Era una confesión directa, detallada, con hechos que solo el asesino podía saber: la tienda verde, el embarazo de Elena, el encino.
La Confesión Fría
La interrogación de Miranda comenzó esa mañana en las oficinas de la FGE. Durante dos horas, negó todo. Entonces, Galván colocó sobre la mesa el cuchillo y el diario. El detective comenzó a leer las entradas en voz alta.
Cuando terminó, el silencio en la sala era total. Miranda, que había estado mirando fijanente a la pared, giró la cabeza y miró a Galván. Su silencio se rompió.
“Odio a los turistas”, dijo con calma, sin emoción, como si describiera el clima. “Creen que la sierra es un parque de diversiones, pero este es mi hogar. Esa mujer se rió cuando les dije que se fueran. No escucharon. Los esperé por la noche y golpeé al tipo con una roca. La até. Sabía que estaba embarazada. Gritaron y suplicaron. Quería que se pudrieran donde nadie los encontrara. Así que los arrastré al árbol y les eché el saco de dormir por encima. Quería que los cuervos y el tiempo hicieran su trabajo”.

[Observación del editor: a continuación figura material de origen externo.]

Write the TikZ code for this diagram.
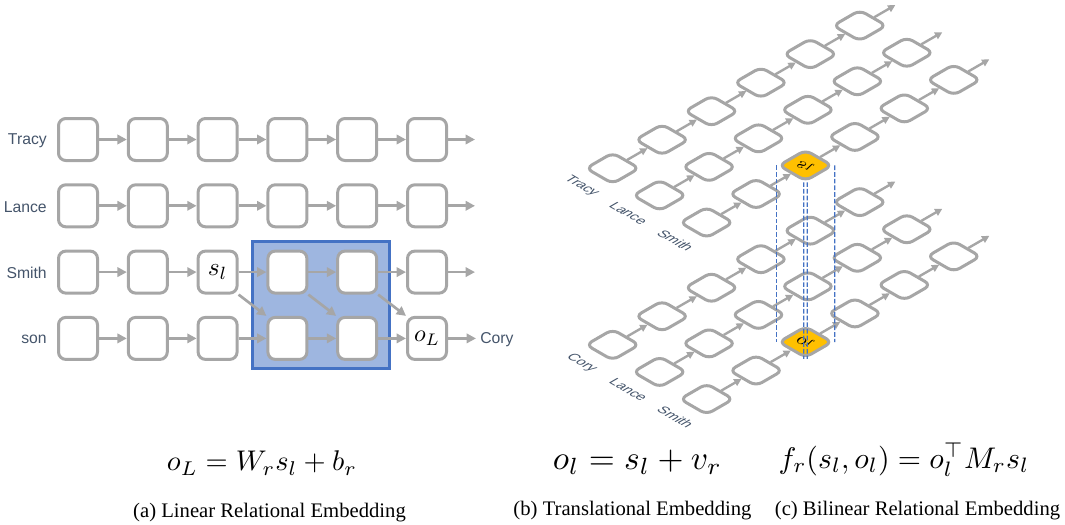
\documentclass[tikz,border=0pt]{standalone}
\usepackage{fontspec}
\setsansfont{Liberation Sans}
\newfontfamily\capfont{Liberation Serif}
\usetikzlibrary{arrows.meta}
\definecolor{boxgray}{RGB}{166,166,166}
\definecolor{lblcol}{RGB}{68,84,106}
\definecolor{hlfill}{RGB}{158,182,224}
\definecolor{hledge}{RGB}{68,114,196}
\definecolor{goldcol}{RGB}{255,192,0}
\tikzset{
 cell/.style={draw=boxgray, line width=2.25pt, rounded corners=5.5pt, fill=white, minimum width=29.25pt, minimum height=31.5pt, inner sep=0pt},
 conn/.style={draw=boxgray, line width=2pt, -{Triangle[length=7pt,width=7pt]}},
 rowlabel/.style={font=\sffamily\fontsize{11.8}{14}\selectfont, text=lblcol},
 isocell/.style={draw=boxgray, line width=2.25pt, rounded corners=5pt, minimum size=23pt, inner sep=0pt, transform shape},
 isoconn/.style={draw=boxgray, line width=1.8pt, -{Triangle[length=5.5pt,width=5.5pt]}},
 isolabel/.style={transform shape, yscale=-1, font=\sffamily\fontsize{10.4}{12}\selectfont, text=lblcol, inner sep=0pt},
 dline/.style={draw=hledge, line width=0.9pt, dash pattern=on 3.5pt off 1.5pt},
 capstyle/.style={font=\capfont\fontsize{15.5}{18}\selectfont, inner sep=0pt},
}
\begin{document}
\begin{tikzpicture}[x=0.75pt,y=-0.75pt]
\useasboundingbox (0,0) rectangle (1065,525);
% ---------- (a) ----------
\draw[fill=hlfill, draw=hledge, line width=2.25pt] (252.5,241.5) rectangle (389.5,368.5);
\foreach \r in {0,...,3}{
 \foreach \c in {0,...,5}{
  \node[cell] (a-\r-\c) at ({78+69.8*\c},{139.5+66.3*\r}) {\ifnum\r\c=22 \scalebox{1.9}{$s_l$}\else\ifnum\r\c=35 \scalebox{1.8}{$o_L$}\fi\fi};
 }
}
\foreach \r/\t in {0/Tracy,1/Lance,2/Smith,3/son}
  \node[rowlabel, anchor=east, inner sep=0pt] (al-\r) at (47,{140.5+66.3*\r}) {\t};
\foreach \r in {0,...,3}{
 \foreach \c [evaluate=\c as \n using int(\c+1)] in {0,...,4}{
  \draw[conn] (a-\r-\c.east) -- (a-\r-\n.west);
 }
}
\foreach \r in {0,1,2}{
 \coordinate (ae-\r) at (475,{139.5+66.3*\r});
 \draw[conn] (a-\r-5.east) -- (ae-\r);
}
\node[rowlabel, anchor=west, inner sep=3pt] (cory) at (476,339.5) {Cory};
\draw[conn] (a-3-5.east) -- (a-3-5.east -| cory.west);
\draw[conn] (a-2-2.south east) -- (a-3-3.north west);
\draw[conn] (a-2-3.south east) -- (a-3-4.north west);
\draw[conn] (a-2-4.south east) -- (a-3-5.north west);
% ---------- (b)/(c) top layer ----------
\begin{scope}[cm={0.866,-0.5,-0.866,-0.5,(459.5pt,-126.2pt)}, x=40.7pt, y=42.8pt]
 \foreach \r in {0,1,2}{
  \foreach \c in {0,...,5}{
   \ifnum\r\c=22 \else \node[isocell] (t-\r-\c) at (\r,-\c) {}; \fi
  }
 }
 \node[isocell, fill=goldcol] (t-2-2) at (2,-2) {\scalebox{1.5}{$s_l$}};
 \foreach \r in {0,1,2}{
  \foreach \c [evaluate=\c as \n using int(\c+1)] in {0,...,4}{
   \draw[isoconn] (t-\r-\c.south) -- (t-\r-\n.north);
  }
  \coordinate (t-e-\r) at (\r,-5.72);
  \draw[isoconn] (t-\r-5.south) -- (t-e-\r);
 }
 \node[isolabel] (t-l-0) at (0,0.63) {Tracy};
 \node[isolabel] (t-l-1) at (1,0.63) {Lance};
 \node[isolabel] (t-l-2) at (2,0.63) {Smith};
\end{scope}
% ---------- (b)/(c) bottom layer ----------
\begin{scope}[cm={0.866,-0.5,-0.866,-0.5,(459.5pt,-258.6pt)}, x=40.7pt, y=42.8pt]
 \foreach \r in {0,1,2}{
  \foreach \c in {0,...,5}{
   \ifnum\r\c=22 \else \node[isocell] (b-\r-\c) at (\r,-\c) {}; \fi
  }
 }
 \node[isocell, fill=goldcol] (b-2-2) at (2,-2) {\scalebox{1.5}{$o_l$}};
 \foreach \r in {0,1,2}{
  \foreach \c [evaluate=\c as \n using int(\c+1)] in {0,...,4}{
   \draw[isoconn] (b-\r-\c.south) -- (b-\r-\n.north);
  }
  \coordinate (b-e-\r) at (\r,-5.72);
  \draw[isoconn] (b-\r-5.south) -- (b-e-\r);
 }
 \node[isolabel] (b-l-0) at (0,0.63) {Cory};
 \node[isolabel] (b-l-1) at (1,0.63) {Lance};
 \node[isolabel] (b-l-2) at (2,0.63) {Smith};
\end{scope}
% dashed projection lines
\draw[dline] (t-2-2.north west) -- (b-2-2.north west);
\draw[dline] (t-2-2.south east) -- (b-2-2.south east);
\draw[dline] ([xshift=-1.3pt]t-2-2.north east) -- ([xshift=-1.3pt]b-2-2.north east);
\draw[dline] ([xshift=1.3pt]t-2-2.north east) -- ([xshift=1.3pt]b-2-2.north east);
% ---------- formulas and captions ----------
\node (fa) at (262,463) {\resizebox{142.5pt}{!}{$o_L = W_r s_l + b_r$}};
\node (fb) at (637.5,462) {\resizebox{126.75pt}{!}{$o_l = s_l + v_r$}};
\node (fc) at (904,460) {\resizebox{188pt}{!}{$f_r(s_l, o_l) = o_l^\top M_r s_l$}};
\node[capstyle] (ca) at (269.5,513) {(a) Linear Relational Embedding};
\node[capstyle] (cb) at (632.5,511) {(b) Translational Embedding};
\node[capstyle] (cc) at (917.5,511) {(c) Bilinear Relational Embedding};
\end{tikzpicture}
\end{document}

No mostró ni una pizca de remordimiento.
El juicio en enero de 2016 atrajo la atención nacional. El diario, junto con la confesión, selló su destino. El análisis del cuchillo mostró rastros de sangre humana, aunque el ADN estaba demasiado degradado para una coincidencia positiva. Leonardo Miranda fue declarado culpable de homicidio calificado con premeditación, alevosía y ventaja.

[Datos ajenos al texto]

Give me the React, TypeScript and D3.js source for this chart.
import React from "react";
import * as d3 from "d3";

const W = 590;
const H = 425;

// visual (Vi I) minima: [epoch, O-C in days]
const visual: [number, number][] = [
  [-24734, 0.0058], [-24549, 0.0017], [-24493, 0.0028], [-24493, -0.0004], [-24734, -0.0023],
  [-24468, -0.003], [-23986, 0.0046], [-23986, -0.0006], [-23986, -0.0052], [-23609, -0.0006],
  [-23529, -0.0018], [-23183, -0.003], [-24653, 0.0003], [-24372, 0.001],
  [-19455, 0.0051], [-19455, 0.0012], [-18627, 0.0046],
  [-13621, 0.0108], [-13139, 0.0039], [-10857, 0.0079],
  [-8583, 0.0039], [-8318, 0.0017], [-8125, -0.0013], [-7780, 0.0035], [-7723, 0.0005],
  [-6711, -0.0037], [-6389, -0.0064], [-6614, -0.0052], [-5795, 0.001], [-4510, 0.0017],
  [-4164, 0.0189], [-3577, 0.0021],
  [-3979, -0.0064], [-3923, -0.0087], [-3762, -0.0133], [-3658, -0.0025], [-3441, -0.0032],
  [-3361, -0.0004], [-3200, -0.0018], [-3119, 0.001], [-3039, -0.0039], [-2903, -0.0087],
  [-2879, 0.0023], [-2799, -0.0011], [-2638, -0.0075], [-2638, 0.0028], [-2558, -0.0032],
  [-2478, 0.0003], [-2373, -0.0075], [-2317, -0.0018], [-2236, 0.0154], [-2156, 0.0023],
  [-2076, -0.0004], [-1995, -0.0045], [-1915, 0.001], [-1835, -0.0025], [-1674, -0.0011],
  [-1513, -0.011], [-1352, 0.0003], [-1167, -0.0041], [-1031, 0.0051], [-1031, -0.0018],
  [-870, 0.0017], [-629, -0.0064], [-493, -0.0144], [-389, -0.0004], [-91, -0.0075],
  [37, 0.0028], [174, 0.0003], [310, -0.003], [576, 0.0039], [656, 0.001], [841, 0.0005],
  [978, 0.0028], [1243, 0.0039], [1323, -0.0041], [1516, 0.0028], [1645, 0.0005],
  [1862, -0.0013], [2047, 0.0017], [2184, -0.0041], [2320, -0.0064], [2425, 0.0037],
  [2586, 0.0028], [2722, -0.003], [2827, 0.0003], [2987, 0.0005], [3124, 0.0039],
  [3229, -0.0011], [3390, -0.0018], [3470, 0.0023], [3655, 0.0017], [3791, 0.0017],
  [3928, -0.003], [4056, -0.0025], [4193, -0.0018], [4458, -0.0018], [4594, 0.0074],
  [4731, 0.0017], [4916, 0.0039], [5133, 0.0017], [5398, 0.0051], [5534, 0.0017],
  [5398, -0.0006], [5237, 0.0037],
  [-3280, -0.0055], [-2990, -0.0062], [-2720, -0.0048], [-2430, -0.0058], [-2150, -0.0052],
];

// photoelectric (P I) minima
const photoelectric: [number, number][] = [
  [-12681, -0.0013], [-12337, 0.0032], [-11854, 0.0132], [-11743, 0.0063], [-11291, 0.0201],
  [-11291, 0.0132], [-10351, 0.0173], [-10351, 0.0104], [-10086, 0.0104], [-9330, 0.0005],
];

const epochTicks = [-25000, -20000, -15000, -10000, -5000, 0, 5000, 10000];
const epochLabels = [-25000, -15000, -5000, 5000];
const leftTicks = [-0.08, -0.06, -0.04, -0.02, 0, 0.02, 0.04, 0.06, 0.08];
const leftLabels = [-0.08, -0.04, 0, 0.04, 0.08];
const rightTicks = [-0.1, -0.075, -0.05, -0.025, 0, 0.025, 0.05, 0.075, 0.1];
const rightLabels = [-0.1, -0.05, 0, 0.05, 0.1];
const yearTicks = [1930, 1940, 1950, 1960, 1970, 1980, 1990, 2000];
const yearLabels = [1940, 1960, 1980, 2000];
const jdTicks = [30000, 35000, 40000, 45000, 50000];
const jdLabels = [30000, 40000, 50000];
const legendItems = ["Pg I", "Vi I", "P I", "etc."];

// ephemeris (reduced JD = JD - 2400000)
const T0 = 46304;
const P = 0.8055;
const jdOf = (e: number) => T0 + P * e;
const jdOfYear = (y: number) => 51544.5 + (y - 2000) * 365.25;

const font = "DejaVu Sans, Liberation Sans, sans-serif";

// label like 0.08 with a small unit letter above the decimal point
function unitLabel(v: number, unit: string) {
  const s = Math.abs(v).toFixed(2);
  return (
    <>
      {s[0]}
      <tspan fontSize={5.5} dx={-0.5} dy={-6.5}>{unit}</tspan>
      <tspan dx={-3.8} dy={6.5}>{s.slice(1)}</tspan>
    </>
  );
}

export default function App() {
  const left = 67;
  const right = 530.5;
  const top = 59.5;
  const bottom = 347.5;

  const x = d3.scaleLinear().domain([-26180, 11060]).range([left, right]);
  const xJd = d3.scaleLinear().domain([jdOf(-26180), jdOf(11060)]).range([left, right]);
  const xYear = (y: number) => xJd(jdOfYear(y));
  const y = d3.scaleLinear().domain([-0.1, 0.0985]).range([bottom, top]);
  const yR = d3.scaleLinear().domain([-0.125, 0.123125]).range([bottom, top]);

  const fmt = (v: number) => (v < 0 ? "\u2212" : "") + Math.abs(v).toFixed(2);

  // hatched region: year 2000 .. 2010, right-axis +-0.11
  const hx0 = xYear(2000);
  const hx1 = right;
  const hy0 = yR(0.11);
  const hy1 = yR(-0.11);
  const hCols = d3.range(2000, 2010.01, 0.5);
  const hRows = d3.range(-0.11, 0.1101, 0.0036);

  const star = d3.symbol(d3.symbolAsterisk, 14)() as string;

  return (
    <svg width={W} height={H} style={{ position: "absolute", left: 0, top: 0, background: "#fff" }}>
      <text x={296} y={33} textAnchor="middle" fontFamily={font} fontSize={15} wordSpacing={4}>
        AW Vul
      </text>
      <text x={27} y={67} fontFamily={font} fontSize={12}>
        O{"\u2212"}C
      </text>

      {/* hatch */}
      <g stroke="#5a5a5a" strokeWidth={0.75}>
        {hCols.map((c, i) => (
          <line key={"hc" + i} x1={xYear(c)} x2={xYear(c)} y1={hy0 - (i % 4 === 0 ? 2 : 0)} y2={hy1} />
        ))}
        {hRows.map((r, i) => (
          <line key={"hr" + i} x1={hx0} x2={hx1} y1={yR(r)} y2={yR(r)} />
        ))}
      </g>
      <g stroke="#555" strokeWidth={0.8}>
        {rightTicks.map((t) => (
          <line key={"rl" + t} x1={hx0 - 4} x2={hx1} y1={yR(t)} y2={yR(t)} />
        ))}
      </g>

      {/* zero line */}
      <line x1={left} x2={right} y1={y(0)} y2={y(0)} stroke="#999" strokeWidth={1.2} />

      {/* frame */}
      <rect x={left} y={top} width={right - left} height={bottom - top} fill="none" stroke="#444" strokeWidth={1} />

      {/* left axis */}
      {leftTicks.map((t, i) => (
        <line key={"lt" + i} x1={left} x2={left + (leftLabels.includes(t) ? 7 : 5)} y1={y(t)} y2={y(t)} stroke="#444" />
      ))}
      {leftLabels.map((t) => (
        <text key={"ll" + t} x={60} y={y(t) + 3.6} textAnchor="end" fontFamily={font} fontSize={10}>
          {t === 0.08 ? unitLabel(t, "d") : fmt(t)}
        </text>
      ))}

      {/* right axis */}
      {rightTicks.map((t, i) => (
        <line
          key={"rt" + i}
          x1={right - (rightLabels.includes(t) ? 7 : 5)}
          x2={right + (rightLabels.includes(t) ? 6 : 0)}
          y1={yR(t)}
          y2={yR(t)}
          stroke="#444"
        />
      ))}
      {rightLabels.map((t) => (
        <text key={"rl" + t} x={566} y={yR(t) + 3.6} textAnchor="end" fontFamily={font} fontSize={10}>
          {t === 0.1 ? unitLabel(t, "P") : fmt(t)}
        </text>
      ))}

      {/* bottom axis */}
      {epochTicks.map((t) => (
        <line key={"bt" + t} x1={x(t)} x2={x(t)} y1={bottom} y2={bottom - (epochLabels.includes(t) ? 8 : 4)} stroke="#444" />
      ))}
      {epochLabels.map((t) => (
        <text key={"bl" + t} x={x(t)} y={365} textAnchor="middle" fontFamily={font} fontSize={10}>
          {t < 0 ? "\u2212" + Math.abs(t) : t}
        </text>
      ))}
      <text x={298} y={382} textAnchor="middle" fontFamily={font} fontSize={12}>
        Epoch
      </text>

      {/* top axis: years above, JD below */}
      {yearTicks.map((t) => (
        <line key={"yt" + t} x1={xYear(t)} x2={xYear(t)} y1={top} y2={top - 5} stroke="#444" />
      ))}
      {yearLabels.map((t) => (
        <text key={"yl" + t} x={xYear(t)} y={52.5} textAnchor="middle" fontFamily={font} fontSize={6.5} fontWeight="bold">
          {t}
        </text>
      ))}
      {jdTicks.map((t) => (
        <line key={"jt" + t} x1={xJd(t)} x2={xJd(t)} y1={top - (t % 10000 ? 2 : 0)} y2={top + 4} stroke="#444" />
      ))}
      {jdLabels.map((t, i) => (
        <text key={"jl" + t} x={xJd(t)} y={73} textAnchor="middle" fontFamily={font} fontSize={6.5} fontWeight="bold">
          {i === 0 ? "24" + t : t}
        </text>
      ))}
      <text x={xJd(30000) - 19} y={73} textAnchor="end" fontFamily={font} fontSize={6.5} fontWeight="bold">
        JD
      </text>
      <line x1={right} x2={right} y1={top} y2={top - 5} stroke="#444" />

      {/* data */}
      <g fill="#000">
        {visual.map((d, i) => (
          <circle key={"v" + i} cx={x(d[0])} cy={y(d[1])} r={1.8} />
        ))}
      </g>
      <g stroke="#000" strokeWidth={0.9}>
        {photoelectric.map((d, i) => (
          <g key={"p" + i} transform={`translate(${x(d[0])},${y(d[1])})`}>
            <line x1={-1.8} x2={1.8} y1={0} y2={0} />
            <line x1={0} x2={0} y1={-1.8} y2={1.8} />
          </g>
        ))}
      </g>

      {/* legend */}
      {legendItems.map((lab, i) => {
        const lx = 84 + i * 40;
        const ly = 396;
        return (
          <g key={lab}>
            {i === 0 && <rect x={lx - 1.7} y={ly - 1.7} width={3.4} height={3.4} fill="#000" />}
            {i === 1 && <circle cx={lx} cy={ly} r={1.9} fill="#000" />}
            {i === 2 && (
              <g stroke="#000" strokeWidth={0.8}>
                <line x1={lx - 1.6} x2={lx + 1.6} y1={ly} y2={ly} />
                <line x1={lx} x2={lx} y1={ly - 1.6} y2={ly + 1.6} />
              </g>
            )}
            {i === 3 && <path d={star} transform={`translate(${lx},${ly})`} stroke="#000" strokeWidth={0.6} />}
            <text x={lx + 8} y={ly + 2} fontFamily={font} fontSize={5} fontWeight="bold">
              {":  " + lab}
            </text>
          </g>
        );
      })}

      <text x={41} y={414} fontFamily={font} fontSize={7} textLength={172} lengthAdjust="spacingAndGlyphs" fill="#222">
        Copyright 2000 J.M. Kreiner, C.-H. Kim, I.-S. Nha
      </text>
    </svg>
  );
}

Dada la crueldad particular del crimen y la falta de remordimiento, el juez le impuso la pena máxima en el estado de Chihuahua: prisión vitalicia.
Los restos de Javier, Elena y su hijo nonato fueron incinerados y entregados a su familia en Chihuahua. El misterio de 10 años se había resuelto de la manera más horrible. El encino, ahora conocido localmente como “el Árbol de los Ríos”, sigue en pie, un sombrío monumento a la tragedia. La sierra, finalmente, había contado su secreto.